The first version of Test Kitchen originally opened along Kamagong in the Rockwell area. It was well-received. And while that iteration closed due to untimely roadworks, the chef brings his and his team’s considerable experience to Helm restaurant at BGC’s Arya Residences.

“We curate experiences. Everything is tailored to the customer,” he says. “From the menu, what ingredients we choose, how we prepare them, serve them… the cutlery, the dining accouterments, right to the music and the little details that make every occasion memorable.”

The chef is quick to mention, however (jokingly) that he doesn’t want people to have once-in-a-lifetime memories. “Our menu changes every four months, and so does the place,” he says. “So we want them to come in, have a great time, then come back and see what’s new a few months later.”

Boutwood gestures expansively at Helm’s openness, which brings the guests in direct eye-contact with the chefs.

“Our first 2020 menu, for example, is based on Philippine history,” he says, laying down then Helm’s menu on what looks like faded parchment inscribed with a timeline.
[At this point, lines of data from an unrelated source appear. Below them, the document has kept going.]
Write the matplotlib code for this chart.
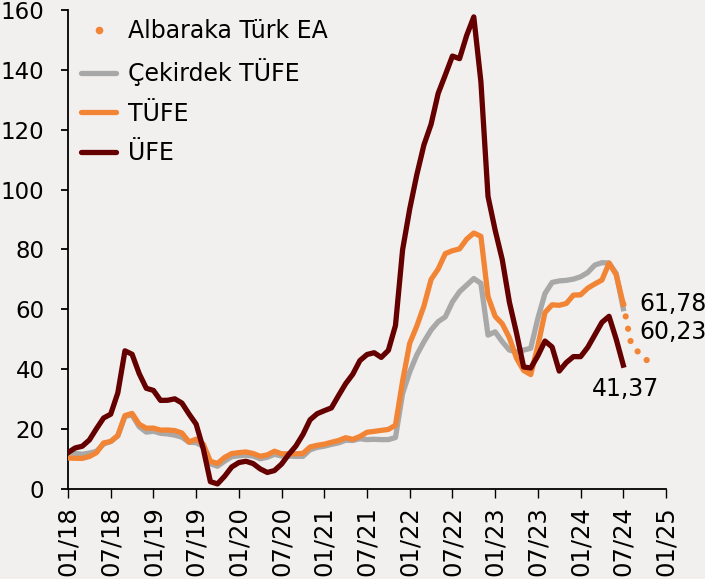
import matplotlib
matplotlib.use("Agg")
import matplotlib.pyplot as plt
from matplotlib.lines import Line2D
import numpy as np

# annual % change, monthly, 01/2018 .. 07/2024
tufe = [
    10.35, 10.26, 10.23, 10.85, 12.15, 15.39, 15.85, 17.90, 24.52, 25.24, 21.62, 20.30,
    20.35, 19.67, 19.71, 19.50, 18.71, 15.72, 16.65, 15.01, 9.26, 8.55, 10.56, 11.84,
    12.15, 12.37, 11.86, 10.94, 11.39, 12.62, 11.76, 11.77, 11.75, 11.89, 14.03, 14.60,
    14.97, 15.61, 16.19, 17.14, 16.59, 17.53, 18.95, 19.25, 19.58, 19.89, 21.31, 36.08,
    48.69, 54.44, 61.14, 69.97, 73.50, 78.62, 79.60, 80.21, 83.45, 85.51, 84.39, 64.27,
    57.68, 55.18, 50.51, 43.68, 39.59, 38.21, 47.83, 58.94, 61.53, 61.36, 61.98, 64.77,
    64.86, 67.07, 68.50, 69.80, 75.45, 71.60, 61.78,
]
cekirdek = [
    12.0, 11.9, 11.6, 12.0, 12.6, 15.0, 15.9, 17.7, 24.3, 24.7, 20.8, 19.0,
    19.3, 18.6, 18.4, 18.0, 17.3, 15.6, 15.5, 14.2, 8.4, 7.6, 9.3, 10.8,
    11.1, 11.3, 11.0, 10.1, 10.6, 11.6, 11.0, 11.0, 10.9, 10.9, 13.1, 13.9,
    14.3, 14.9, 15.4, 16.3, 16.2, 16.8, 16.5, 16.6, 16.5, 16.5, 17.2, 31.9,
    39.1, 44.8, 49.2, 53.1, 55.9, 57.5, 62.5, 65.9, 68.1, 70.3, 68.7, 51.4,
    52.5, 49.2, 46.4, 45.8, 46.4, 47.0, 57.0, 65.3, 69.0, 69.5, 69.7, 70.1,
    70.9, 72.3, 74.8, 75.6, 75.5, 72.0, 60.23,
]
ufe = [
    12.14, 13.71, 14.28, 16.37, 20.16, 23.71, 25.00, 32.13, 46.15, 45.01, 38.54, 33.64,
    32.93, 29.59, 29.64, 30.12, 28.71, 25.04, 21.66, 13.45, 2.45, 1.70, 4.26, 7.36,
    8.84, 9.26, 8.50, 6.71, 5.53, 6.17, 8.33, 11.53, 14.33, 18.20, 23.11, 25.15,
    26.16, 27.09, 31.20, 35.17, 38.33, 42.89, 44.92, 45.52, 43.96, 46.31, 54.62, 79.89,
    93.53, 105.01, 114.97, 121.82, 132.16, 138.31, 144.61, 143.75, 151.50, 157.69, 136.02, 97.72,
    86.46, 76.61, 62.43, 52.11, 40.76, 40.42, 44.50, 49.41, 47.44, 39.39, 42.25, 44.22,
    44.20, 47.29, 51.47, 55.66, 57.68, 50.09, 41.37,
]
# Albaraka Türk forecast path, 07/2024 .. 11/2024
forecast = [61.78, 49.5, 46.0, 43.5, 42.0]

tick_labels = ["01/18", "07/18", "01/19", "07/19", "01/20", "07/20", "01/21", "07/21",
               "01/22", "07/22", "01/23", "07/23", "01/24", "07/24", "01/25"]
end_labels = ["61,78", "60,23", "41,37"]

ORANGE = "#F28535"
GREY = "#A8A8A8"
DARK = "#650000"
BG = "#F2F0EF"

fig = plt.figure(figsize=(7.05, 5.79), dpi=100, facecolor=BG)
ax = fig.add_axes([68 / 705, 90 / 579, 598 / 705, 479 / 579])
ax.set_facecolor(BG)

x = np.arange(len(tufe))
xf = np.arange(len(tufe) - 1, len(tufe) - 1 + len(forecast))

ax.plot(x, cekirdek, color=GREY, lw=3.8, solid_joinstyle="round", zorder=2)
ax.plot(x, tufe, color=ORANGE, lw=3.8, solid_joinstyle="round", zorder=3)
ax.plot(x, ufe, color=DARK, lw=3.8, solid_joinstyle="round", zorder=4)
ax.plot(xf, forecast, color=ORANGE, lw=4.5, linestyle=(0, (0.01, 2.0)),
        dash_capstyle="round", zorder=3)

ax.set_xlim(0, 84)
ax.set_ylim(0, 160)
ax.set_xticks(np.arange(0, 85, 6))
ax.set_xticklabels(tick_labels, rotation=90, fontsize=17.5)
ax.set_yticks(np.arange(0, 161, 20))
ax.tick_params(axis="y", labelsize=16.5, length=5, width=1.3, pad=12)
ax.tick_params(axis="x", length=6.5, width=1.0, pad=6)
for side in ["top", "right"]:
    ax.spines[side].set_visible(False)
for side in ["left", "bottom"]:
    ax.spines[side].set_linewidth(1.3)

ax.text(80.2, 61.8, end_labels[0], fontsize=17, va="center", ha="left")
ax.text(80.2, 52.6, end_labels[1], fontsize=17, va="center", ha="left")
ax.text(73.6, 33.4, end_labels[2], fontsize=17, va="center", ha="left")

handles = [
    Line2D([], [], color=ORANGE, marker="o", ls="none", markersize=4.5),
    Line2D([], [], color=GREY, lw=3.8, solid_capstyle="round"),
    Line2D([], [], color=ORANGE, lw=3.8, solid_capstyle="round"),
    Line2D([], [], color=DARK, lw=3.8, solid_capstyle="round"),
]
labels = ["Albaraka Türk EA", "Çekirdek TÜFE", "TÜFE", "ÜFE"]
ax.legend(handles, labels, loc="upper left", bbox_to_anchor=(81 / 705, 1 - 19 / 579),
          bbox_transform=fig.transFigure, frameon=False, fontsize=17,
          handlelength=1.5, handletextpad=0.5, labelspacing=0.65,
          borderpad=0, borderaxespad=0)

fig.savefig("out.png", dpi=100, facecolor=BG)
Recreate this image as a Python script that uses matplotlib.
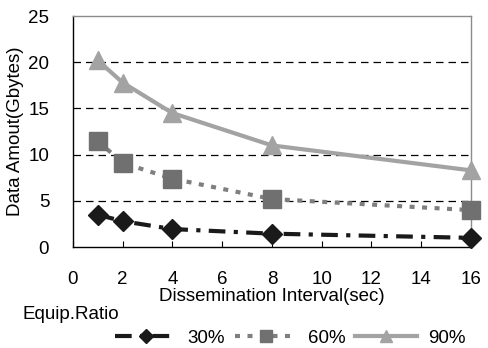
import matplotlib
matplotlib.use("Agg")
import matplotlib.pyplot as plt

plt.rcParams['font.family'] = ['Liberation Sans', 'DejaVu Sans']

x = [1, 2, 4, 8, 16]
s30 = [3.5, 2.8, 1.95, 1.45, 1.0]
s60 = [11.5, 9.1, 7.4, 5.2, 4.0]
s90 = [20.2, 17.8, 14.5, 11.0, 8.3]
labels = ['30%', '60%', '90%']
xticks = [0, 2, 4, 6, 8, 10, 12, 14, 16]
yticks = [0, 5, 10, 15, 20, 25]

FS = 13.5
fig = plt.figure(figsize=(4.89, 3.48), dpi=100)
ax = fig.add_axes([0.149, 0.290, 0.814, 0.664])

ax.plot(x, s30, color='#1a1a1a', lw=3, linestyle=(0, (4, 2, 1, 2)), marker='D',
        ms=10, mfc='#1a1a1a', mec='#1a1a1a', label=labels[0], clip_on=False, zorder=5)
ax.plot(x, s60, color='#7f7f7f', lw=3, linestyle=(0, (1.2, 1.8)), marker='s',
        ms=13, mfc='#707070', mec='#707070', label=labels[1], clip_on=False, zorder=4)
ax.plot(x, s90, color='#a3a3a3', lw=3, linestyle='-', marker='^',
        ms=13, mfc='#a3a3a3', mec='#a3a3a3', label=labels[2], clip_on=False, zorder=3)

ax.set_xlim(0, 16)
ax.set_ylim(0, 25)
ax.set_xticks(xticks)
ax.set_yticks(yticks)
ax.tick_params(axis='x', direction='in', length=4, width=0.8, labelsize=FS, pad=17)
ax.tick_params(axis='y', length=0, labelsize=FS, pad=17)
for yv in yticks[1:-1]:
    ax.axhline(yv, color='black', lw=0.9, linestyle=(0, (6, 4)), zorder=1)

ax.spines['left'].set_color('black')
ax.spines['bottom'].set_color('black')
ax.spines['top'].set_color('#8c8c8c')
ax.spines['right'].set_color('#8c8c8c')
for s in ax.spines.values():
    s.set_linewidth(1.0)

ax.set_xlabel('Dissemination Interval(sec)', fontsize=FS, labelpad=0)
ax.set_ylabel('Data Amout(Gbytes)', fontsize=FS, labelpad=3)

fig.text(0.045, 0.095, 'Equip.Ratio', fontsize=FS, va='center', ha='left')
fig.legend(loc='lower left', bbox_to_anchor=(0.2, -0.045), ncol=3, frameon=False,
           fontsize=FS, handlelength=3.3, columnspacing=0.5, handletextpad=0.6,
           markerscale=0.7)

fig.savefig('out.png', dpi=100)
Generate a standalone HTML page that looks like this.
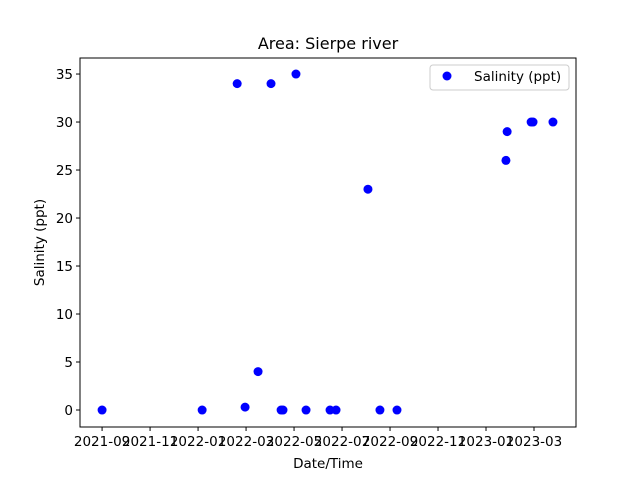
<!DOCTYPE html>
<html><head><meta charset="utf-8"><style>body{margin:0;background:#fff}svg text{font-family:"DejaVu Sans","Liberation Sans",sans-serif;fill:#000}</style></head>
<body>
<svg id="chart" width="640" height="480" xmlns="http://www.w3.org/2000/svg">
<rect width="640" height="480" fill="#fff"/>
<g id="plot"></g>
</svg>
<script>
const monthOffsets=[0,4.17,5.63,5.96,6.5,7.04,7.46,7.54,8.08,8.5,9.5,9.75,11.08,11.58,12.29,16.83,16.88,17.88,17.96,18.79];
const salinity=[0,0,34,0.3,4,34,0,0,35,0,0,0,23,0,0,26,29,30,30,30];
const xTickLabels=["2021-09","2021-11","2022-01","2022-03","2022-05","2022-07","2022-09","2022-11","2023-01","2023-03"];
const xTickValues=[0,2,4,6,8,10,12,14,16,18];
const yTickValues=[0,5,10,15,20,25,30,35];
const L=80,R=576,T=58,B=427,xMin=-0.92,xMax=19.75,yMin=-1.77,yMax=36.67;
const sx=v=>L+(v-xMin)/(xMax-xMin)*(R-L);
const sy=v=>B-(v-yMin)/(yMax-yMin)*(B-T);
const NS="http://www.w3.org/2000/svg",g=document.getElementById('plot');
function mk(t,a,txt){const e=document.createElementNS(NS,t);for(const k in a)e.setAttribute(k,a[k]);if(txt!==undefined)e.textContent=txt;g.appendChild(e);return e;}
salinity.forEach((v,i)=>{const c=mk('circle',{cx:sx(monthOffsets[i]),cy:sy(v),r:4.5,fill:'#0000ff'});

});
const fr=mk('rect',{x:L,y:T,width:R-L,height:B-T,fill:'none',stroke:'#000','stroke-width':1});


xTickValues.forEach((v,i)=>{const x=sx(v);mk('line',{x1:x,x2:x,y1:B,y2:B+4,stroke:'#000'});
const t=mk('text',{x:x,y:B+19,'font-size':13.5,'text-anchor':'middle'},xTickLabels[i]);

});
yTickValues.forEach(v=>{const y=sy(v);mk('line',{x1:L-4,x2:L,y1:y,y2:y,stroke:'#000'});
const t=mk('text',{x:L-7,y:y+5,'font-size':13.5,'text-anchor':'end'},String(v));

});
const xt=mk('text',{x:(L+R)/2,y:468,'font-size':13.5,'text-anchor':'middle'},'Date/Time');


const yt=mk('text',{x:0,y:0,'font-size':13.5,'text-anchor':'middle',transform:`translate(44,${(T+B)/2}) rotate(-90)`},'Salinity (ppt)');


const ti=mk('text',{x:(L+R)/2,y:49,'font-size':16,'text-anchor':'middle'},'Area: Sierpe river');


const lg=mk('rect',{x:430,y:65,width:139,height:25,rx:3,fill:'#fff',stroke:'#ccc'});


mk('circle',{cx:447,cy:76,r:4.5,fill:'#0000ff'});
const lt=mk('text',{x:474,y:81,'font-size':13.5},'Salinity (ppt)');


</script>
</body></html>
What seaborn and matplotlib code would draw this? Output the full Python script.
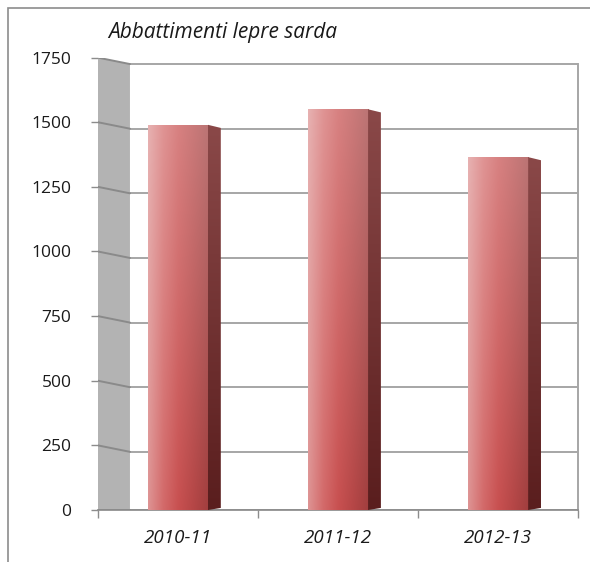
import numpy as np
import pandas as pd
import matplotlib
matplotlib.use("Agg")
import matplotlib.pyplot as plt
import seaborn as sns
from matplotlib.patches import Polygon, Rectangle
from matplotlib.colors import LinearSegmentedColormap

# data
stagioni = ["2010-11", "2011-12", "2012-13"]
abbattimenti = [1490, 1550, 1365]
y_ticks = [0, 250, 500, 750, 1000, 1250, 1500, 1750]
titolo = "Abbattimenti lepre sarda"

df = pd.DataFrame({"stagione": stagioni, "capi": abbattimenti})

sns.set_theme(style="white")
plt.rcParams["font.family"] = ["Open Sans", "DejaVu Sans"]

fig = plt.figure(figsize=(5.90, 5.62), dpi=100)
ax = fig.add_axes([0.166, 0.0925, 0.814, 0.805])

sns.barplot(data=df, x="stagione", y="capi", width=0.375, color="#c0504d",
            edgecolor="none", ax=ax, zorder=3)
bars = list(ax.patches)

ax.set_xlim(-0.5, 2.5)
ax.set_ylim(0, 1750)

# grey side wall on the left (slanted top, like the 3D original)
wall = Polygon([(-0.5, 0), (-0.3, 0), (-0.3, 1725), (-0.5, 1750)], closed=True,
               facecolor="#b3b3b3", edgecolor="none", zorder=1)
ax.add_patch(wall)

# gridlines: back wall + short slanted pieces on the side wall
for t in y_ticks:
    back = t - 25 if t else t
    ax.plot([-0.3, 2.5], [back, back], color="#a6a6a6", lw=1.4, zorder=2)
    ax.plot([-0.5, -0.3], [t, back], color="#8a8a8a", lw=1.4, zorder=2)

# gradient fill + dark side face for each bar
cmap = LinearSegmentedColormap.from_list(
    "bar", ["#de9494", "#d36a6a", "#c85050", "#b54646", "#a03e3e"])
side_cmap = LinearSegmentedColormap.from_list("side", ["#5a1e1e", "#8a4848"])
gx = np.tile(np.linspace(0, 1, 256), (128, 1))
gy = np.linspace(0, 1, 128)[:, None]
for p in bars:
    x0, w, h = p.get_x(), p.get_width(), p.get_height()
    img = cmap(gx)
    fade = 0.28 * gy  # lighter towards the top
    img[..., :3] = img[..., :3] + (1 - img[..., :3]) * fade[:, :, None]
    im = ax.imshow(img, extent=[x0, x0 + w, 0, h], aspect="auto",
                   origin="lower", zorder=3.5)
    im.set_clip_path(p)
    p.set_alpha(0)
    x1 = x0 + w
    side = Polygon([(x1, 0), (x1 + 0.08, 8), (x1 + 0.08, h - 12), (x1, h)],
                   closed=True, facecolor="none", edgecolor="none", zorder=3.6)
    ax.add_patch(side)
    sim = ax.imshow(side_cmap(np.tile(np.linspace(0, 1, 64)[:, None], (1, 8))),
                    extent=[x1, x1 + 0.08, 0, h], aspect="auto", origin="lower", zorder=3.6)
    sim.set_clip_path(side)

ax.set_xlim(-0.5, 2.5)
ax.set_ylim(0, 1750)

ax.set_yticks(y_ticks)
ax.set_yticklabels([str(t) for t in y_ticks], fontsize=12.5, color="#1a1a1a")
ax.tick_params(axis="y", length=5, width=1, color="#8c8c8c", left=True, pad=14)
ax.set_xticks(range(len(stagioni)))
ax.set_xticklabels(stagioni, fontsize=13.5, style="italic", color="#1a1a1a")
ax.tick_params(axis="x", length=0, pad=14)
ax.set_xticks([-0.5, 0.5, 1.5, 2.5], minor=True)
ax.tick_params(axis="x", which="minor", length=6, width=1, color="#8c8c8c", bottom=True)

ax.set_xlabel("")
ax.set_ylabel("")
for s in ["top", "left"]:
    ax.spines[s].set_visible(False)
ax.spines["bottom"].set_color("#8c8c8c")
ax.spines["right"].set_color("#a6a6a6")
ax.spines["right"].set_linewidth(1.4)
ax.spines["right"].set_bounds(0, 1725)

fig.text(0.183, 0.943, titolo, fontsize=15, style="italic", color="#1a1a1a",
         ha="left", va="center")

# frame around the whole chart
fig.add_artist(Rectangle((0.014, -0.05), 1.2, 1.035, transform=fig.transFigure,
                         fill=False, edgecolor="#8c8c8c", lw=1.2))

fig.savefig("out.png", dpi=100)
It stretches from the cultivation of rice (3400 BC) to the arrival of the Spanish (1521AD) right up to today—a culinary journey consisting of over half a millennia.

“I wanted a solar system based one,” the chef confesses, “But the team ran into a problem around midway—all the planets were too cold!”

The Jan- March menu includes Sorghum Eggplant Pork, Tapioca Rendang Beef, and Wagyu Wasabi Shittake. Each meal is made up of 12 to 14 courses, and each course is between three to four mouthfuls.

“We synchronize the music to how fast we should serve,” says Boutwood, who says that as a rule—they don’t make their menus public. “We can’t not meet expectations if there aren’t any! We want guests to come in, be surprised, have a memorable experience, tell their friends.”

Desiring challenges

The chef shares that they rely on social media but more on word of mouth for their business.

“Which is challenging, because there’s an old adage that says if you serve a good meal, that person will tell two friends,” he says. “But if you serve a bad meal, they’ll tell 10 people!”

With regards to catering to an international palate, Boutwood says that their “cuisine is like stew—many ingredients cooked over a long time to produce a delicious taste.”

He adds though that: “And like stews, they are an acquired taste. (The team’s) job is to make Philippine cuisine more understandable. Not diluting or deconstructing, but explaining the roots and influences that contributed to our wonderful food culture.”

It’s this razor-thin line between success and tragedy in the work that keeps Boutwood excited, however. He echoes his earlier desire to leave the Bistro Group once things got too mechanical.

“I’m always going for the next thing,” he emphasizes. “There’s always another challenge to meet—I can’t just rest on my laurels. That’s not fun. Fun comes in the challenge, alone or with your restaurant, a team—driving for the next thing, and not content staying stagnant.”

Like a nomad constantly seeking new culinary horizons, he has opened Savage, a concept that shuns modern cooking methods for more primal means.

“At the end of the day we’re simply people who cook and serve food, so we can make money and put food on our own tables,” he says. “There’s nothing glamorous about the sweat and the toil, really. But the life, the thrill, the experience—there’s nothing like it… If people want to get into this, they have to live it, breathe it, even sleep it.”

Apt words for a nomad whose gastronomic dream seems to be an ever-broadening culinary horizon for the local scene.

This story originally came out in the November 2020 issue of Lifestyle Asia.